Third-Person Exploration Between Battles
EA’s next tactics game won’t keep you glued to a grid. Star Wars: Zero Company will let you shoulder the camera and walk iconic planets between fights, adding third-person exploration to an XCOM-style framework.
That’s the standout detail from PC Gamer’s hands-on preview of Bit Reactor’s Clone Wars project. During story missions, you’ll be able to roam levels in a Jedi: Fallen Order-like perspective, complete with camera control, before dropping back into turn-based encounters. It’s not a full action game, but a deliberate attempt to stitch together cinematic walk-and-talk moments with tactical combat.
Exploration happens in slices between engagements rather than as an open-world sprawl. You’ll move your squad through visually rich recreations of famous Star Wars locations, poke at points of interest, and set the stage for the next encounter. Think of it as breathing room—time to soak in a hangar’s hum or a war-torn street—before the timeline snaps back to turns and percentages.
Why Bit Reactor Is Mixing Genres
Bit Reactor’s team frames this hybrid approach as a design priority from day one. According to PC Gamer, studio founder Greg Foertsch pushed to pair boots-on-the-ground sequences with tactical depth so players could actually inhabit those spaces, not just view them from a detached, isometric angle.
Animation lead Hector Antunez put it plainly: “The heart of the game is in the tactical combat,” he told PC Gamer. “But we really wanted to add an element that allowed players to spend even more time in the Star Wars environments and not have those spaces be limited by what would make for fun combat.” That line sums up the goal—expand the fantasy of commanding a Clone Wars squad without compromising the chessboard.
Mechanically, the third-person interludes sound focused on atmosphere, light interaction, and narrative delivery rather than combo-heavy action. You’ll walk, talk, inspect, and reposition, then fold back into turn-based play where cover, abilities, and flanking still decide the outcome. If Bit Reactor keeps the pace tight, those transitions could make each encounter feel earned rather than stitched together.
Squad Banter, Planets, And That Mass Effect Energy
Character dynamics are getting attention too. PC Gamer’s preview mentions squadmates who bicker and bond between missions, which suggests a tone closer to a fireteam drama than a silent procession of units. That’s where the Mass Effect comparison creeps in—not in branching romances or sprawling hubs, but in the cadence of chatter, debriefs, and downtime that nudge you to care about the people behind the helmets.
It helps that Bit Reactor is recreating famous planets with an eye for detail. Recognizable vistas carry a lot of weight when you can actually stand in them, swing the camera, and take in the scale before plotting a breach. Even a short stroll across a landing pad can turn a faceless objective marker into a place with texture and history.

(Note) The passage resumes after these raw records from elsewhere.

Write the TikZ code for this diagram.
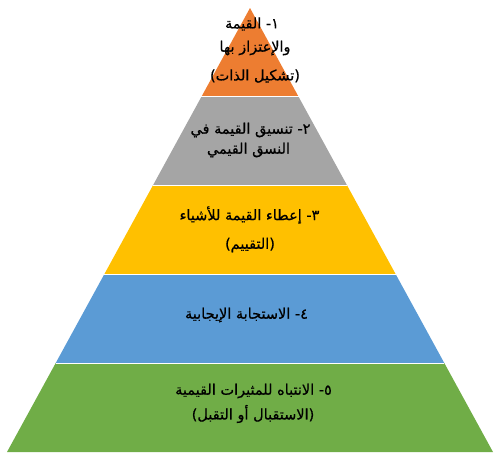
\documentclass[tikz,border=0pt]{standalone}
\usepackage{fontspec}
\newfontfamily\arabicfont[Script=Arabic,FakeBold=0.6]{DejaVu Sans}
\TeXXeTstate=1
\definecolor{cOrange}{HTML}{ED7D31}
\definecolor{cGray}{HTML}{A5A5A5}
\definecolor{cYellow}{HTML}{FFC000}
\definecolor{cBlue}{HTML}{5B9BD5}
\definecolor{cGreen}{HTML}{70AD47}
\tikzset{
  sep/.style={draw=white, line width=0.9pt},
  lbl/.style={font=\arabicfont\fontsize{14.5}{16}\selectfont, text=black, inner sep=0pt},
}
\newcommand{\ar}[1]{\beginR #1\endR}
\begin{document}
\begin{tikzpicture}[x=1pt,y=-1pt]
\useasboundingbox (0,0) rectangle (500,466);
\coordinate (A) at (250,8);
\coordinate (L1) at (201.4,96.8);  \coordinate (R1) at (298.6,96.8);
\coordinate (L2) at (152.8,185.6); \coordinate (R2) at (347.2,185.6);
\coordinate (L3) at (104.2,274.4); \coordinate (R3) at (395.8,274.4);
\coordinate (L4) at (55.6,363.2);  \coordinate (R4) at (444.4,363.2);
\coordinate (L5) at (7,452);       \coordinate (R5) at (493,452);
\fill[cGreen]  (L4) -- (R4) -- (R5) -- (L5) -- cycle;
\fill[cBlue]   (L3) -- (R3) -- (R4) -- (L4) -- cycle;
\fill[cYellow] (L2) -- (R2) -- (R3) -- (L3) -- cycle;
\fill[cGray]   (L1) -- (R1) -- (R2) -- (L2) -- cycle;
\fill[cOrange] (A) -- (R1) -- (L1) -- cycle;
\draw[sep] (L1) -- (R1) (L2) -- (R2) (L3) -- (R3) (L4) -- (R4);
% texts
\node[lbl] (t1a) at (252,24) {\ar{١- القيمة}};
\node[lbl] (t1b) at (255,48) {\ar{والإعتزاز بها}};
\node[lbl] (t1c) at (255,76) {\ar{(تشكيل الذات)}};
\node[lbl] (t2a) at (250.5,130) {\ar{٢- تنسيق القيمة في}};
\node[lbl] (t2b) at (248.5,150) {\ar{النسق القيمي}};
\node[lbl] (t3a) at (249.5,215) {\ar{٣- إعطاء القيمة للأشياء}};
\node[lbl] (t3b) at (250,245) {\ar{(التقييم)}};
\node[lbl] (t4a) at (246.5,315) {\ar{٤- الاستجابة الإيجابية}};
\node[lbl] (t5a) at (253.5,391) {\ar{٥- الانتباه للمثيرات القيمية}};
\node[lbl] (t5b) at (253,414) {\ar{(الاستقبال أو التقبل)}};
\end{tikzpicture}
\end{document}
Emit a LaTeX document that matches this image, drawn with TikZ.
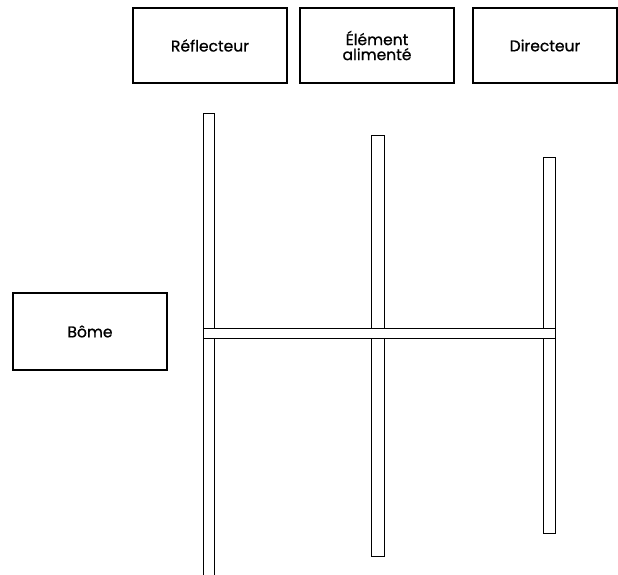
\documentclass[tikz,border=0pt]{standalone}
\usepackage{fontspec}
\setmainfont{Poppins}
\newfontfamily\lblfont{Poppins}[FakeBold=0.8]
\begin{document}
\begin{tikzpicture}[x=1pt,y=-1pt,
  labelbox/.style={draw=black,line width=1.6pt,fill=white,inner sep=0pt,align=center,
    font=\lblfont\fontsize{15.5}{15}\selectfont},
  elem/.style={draw=black,line width=1pt,fill=white}]
\useasboundingbox (0,0) rectangle (618,575);
\clip (0,0) rectangle (618,575);
% labels
\node[labelbox,minimum width=154pt,minimum height=75pt] (refl) at (210,45.5) {Réflecteur};
\node[labelbox,minimum width=154pt,minimum height=75pt] (driv) at (377,45.5) {Élément\\alimenté};
\node[labelbox,minimum width=144pt,minimum height=75pt] (dirc) at (545,45.5) {Directeur};
\node[labelbox,minimum width=154pt,minimum height=77pt] (boom) at (90,331.5) {Bôme};
% elements
\draw[elem] (203,580) -- (203,113.5) -- (214,113.5) -- (214,580);
\draw[elem] (371.5,135.5) rectangle (384,556.5);
\draw[elem] (543,157.5) rectangle (555,533.5);
% boom
\draw[elem] (203,328) rectangle (555,338.5);
\end{tikzpicture}
\end{document}
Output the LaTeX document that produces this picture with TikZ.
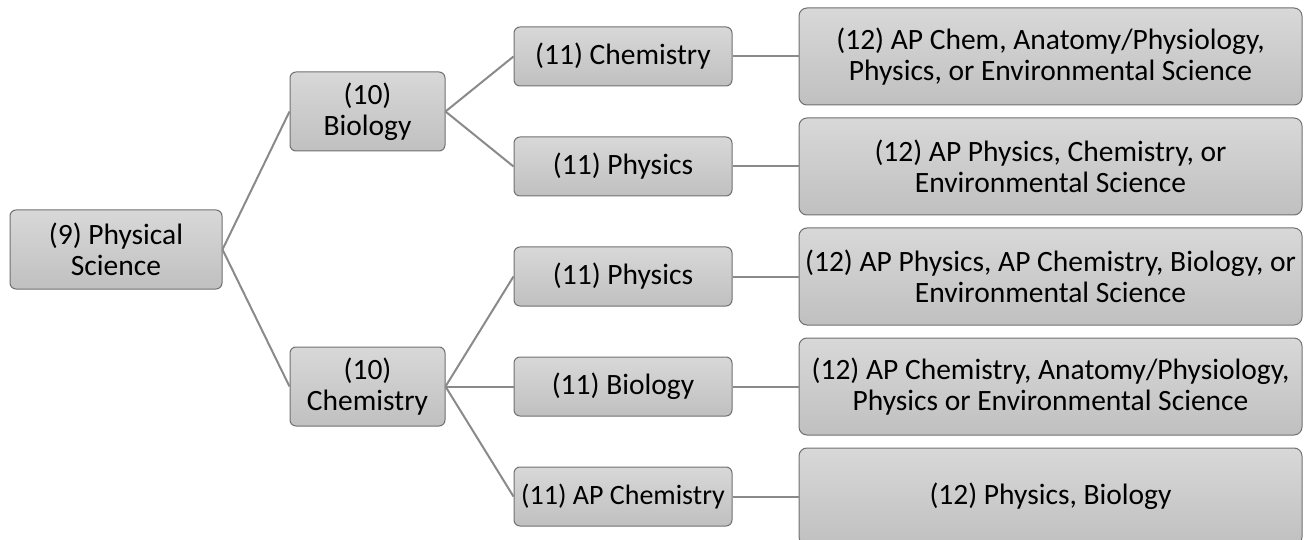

The studio is careful not to overpromise on action. This isn’t suddenly Fallen Order 3 hiding inside a tactics game; it’s an experiment in perspective. By letting players walk those spaces, the team can deliver exposition, environmental storytelling, and squad chemistry without crowding the battlefield layer with cutscenes and UI prompts.
Release Window And What To Watch
Star Wars: Zero Company doesn’t have a fixed date yet, but EA and Bit Reactor are targeting a launch later this year on console and PC. That window puts it in a busy season, yet the pitch stands out: an XCOM-like wrapped in third-person intermissions that make the Clone Wars feel lived-in, not just diagrammed.
If the free-roam beats stay snappy and meaningful—short walks that set tone, uncover intel, or foreshadow enemy tactics—this could be the rare tactics game where you look forward to the quiet steps as much as the calculated shots. Land that rhythm, and Zero Company might finally bridge the gap between commanding a squad and actually walking alongside it.